Inadequate Market Information
Farmers and consumers frequently lack access to accurate market information. Middlemen often possess better knowledge of prices and stocks, exacerbating the situation. Many farmers are unaware of government initiatives like e-NAM (National Agriculture Market) and Negotiable Warehouse Receipts (NWRs), further hindering their market access.
Lack of Credit
A significant bottleneck is the limited access to formal credit. According to NABARD, only 60% of small and marginal farmers receive formal credit, forcing many to resort to distress sales to meet urgent cash needs.
Poor Standardization and Grading
The absence of proper standardization and grading leads to quality issues, making it difficult for consumers to purchase reliable products, which adversely affects farmers’ earnings due to price variability.
Downstream Challenges
Demand-Supply Mismatch
While the demand for agricultural products has increased with rising purchasing power, supply remains constrained due to a lack of diversification and high post-harvest losses, mainly from inadequate storage.

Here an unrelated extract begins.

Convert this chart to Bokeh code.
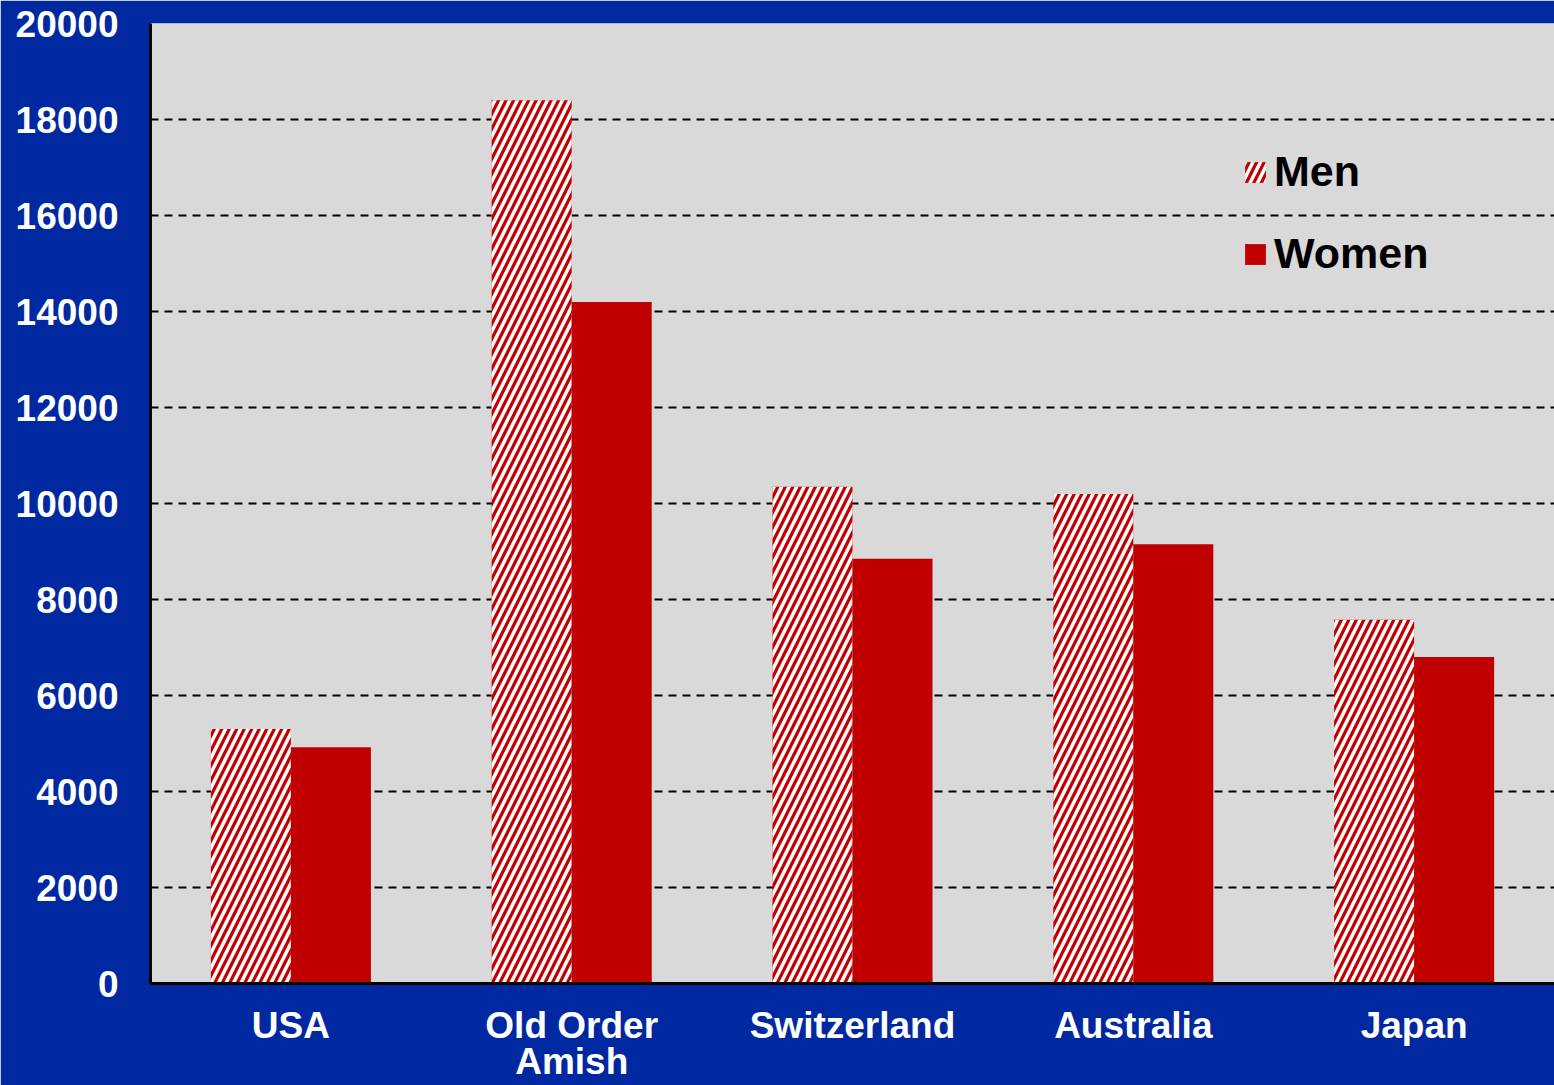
from bokeh.plotting import figure
from bokeh.models import (ColumnDataSource, Legend, LegendItem, FixedTicker, NumeralTickFormatter,
                          FactorRange, CategoricalAxis)
from bokeh.transform import dodge
from bokeh.embed import file_html
from bokeh.resources import INLINE

countries = ["USA", "Old Order Amish", "Switzerland", "Australia", "Japan"]
label_line1 = ["USA", "Old Order", "Switzerland", "Australia", "Japan"]
label_line2 = [" ", "Amish", "  ", "   ", "    "]
men = [5300, 18400, 10350, 10200, 7580]
women = [4920, 14200, 8850, 9150, 6800]
y_ticks = [0, 2000, 4000, 6000, 8000, 10000, 12000, 14000, 16000, 18000, 20000]

BG = "#0028A0"
RED = "#C00000"
FONT = "Liberation Sans"

src = ColumnDataSource(data=dict(country=countries, men=men, women=women))

p = figure(x_range=countries, y_range=(0, 20000), width=1554, height=1085,
           output_backend="svg", toolbar_location=None,
           background_fill_color="#D9D9D9", border_fill_color=BG,
           min_border_left=150, min_border_right=0, min_border_top=23, min_border_bottom=102)
p.outline_line_color = None
p.extra_x_ranges = {"line1": FactorRange(factors=label_line1),
                    "line2": FactorRange(factors=label_line2)}

r_men = p.vbar(x=dodge("country", -0.1425, range=p.x_range), top="men", width=0.285, source=src,
               fill_color=RED, line_color=None, hatch_pattern="/", hatch_color="white",
               hatch_weight=3.5, hatch_scale=15)
r_women = p.vbar(x=dodge("country", 0.1425, range=p.x_range), top="women", width=0.285, source=src,
                 fill_color=RED, line_color=None)

p.xgrid.grid_line_color = None
p.ygrid.grid_line_color = "black"
p.ygrid.grid_line_width = 2
p.ygrid.grid_line_dash = "8 6"
p.yaxis.ticker = FixedTicker(ticks=y_ticks)
p.yaxis.formatter = NumeralTickFormatter(format="0")

xa1 = p.xaxis[0]
xa1.x_range_name = "line1"
xa2 = CategoricalAxis(x_range_name="line2")
p.add_layout(xa2, "below")

for ax in (xa1, xa2, p.yaxis[0]):
    ax.axis_line_color = "black"
    ax.axis_line_width = 3
    ax.major_tick_line_color = None
    ax.minor_tick_line_color = None
    ax.major_tick_out = 0
    ax.major_tick_in = 0
    ax.major_label_text_color = "white"
    ax.major_label_text_font = FONT
    ax.major_label_text_font_style = "bold"
    ax.major_label_text_font_size = "37px"
xa2.axis_line_color = None
p.yaxis.major_label_standoff = 32
xa1.major_label_standoff = 21
xa2.major_label_standoff = -8

legend = Legend(items=[LegendItem(label="Men", renderers=[r_men]),
                       LegendItem(label="Women", renderers=[r_women])],
                location=(1092, 705), orientation="vertical",
                background_fill_alpha=0, border_line_color=None,
                label_text_font=FONT, label_text_font_style="bold",
                label_text_font_size="43px", label_text_color="black",
                glyph_width=26, glyph_height=26, label_standoff=6,
                spacing=33, padding=0, margin=0, label_height=46)
p.add_layout(legend)

open("out.html", "w").write(file_html(p, INLINE))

Storage and Transportation Issues
Many farmers lack access to adequate storage and transportation facilities, leading to high transportation costs and poor market connectivity. Existing storage facilities are often insufficient and underutilized, compelling farmers to sell perishables at distress prices.
Regulatory Constraints
Regulatory frameworks like the Essential Commodities Act, 1955, hinder private investment in warehouse construction, as it can be misinterpreted as hoarding.
Export Competition
Indian agricultural products face stiff competition from imports, such as dairy from New Zealand and Basmati rice from Pakistan. Non-tariff barriers and increasing protectionism have further impacted exports.
Conclusion
Despite government efforts to enhance agricultural marketing, significant challenges persist. Raising awareness among farmers and stakeholders, improving systems like e-NAM, and promoting direct selling initiatives are essential for advancing agricultural marketing in India.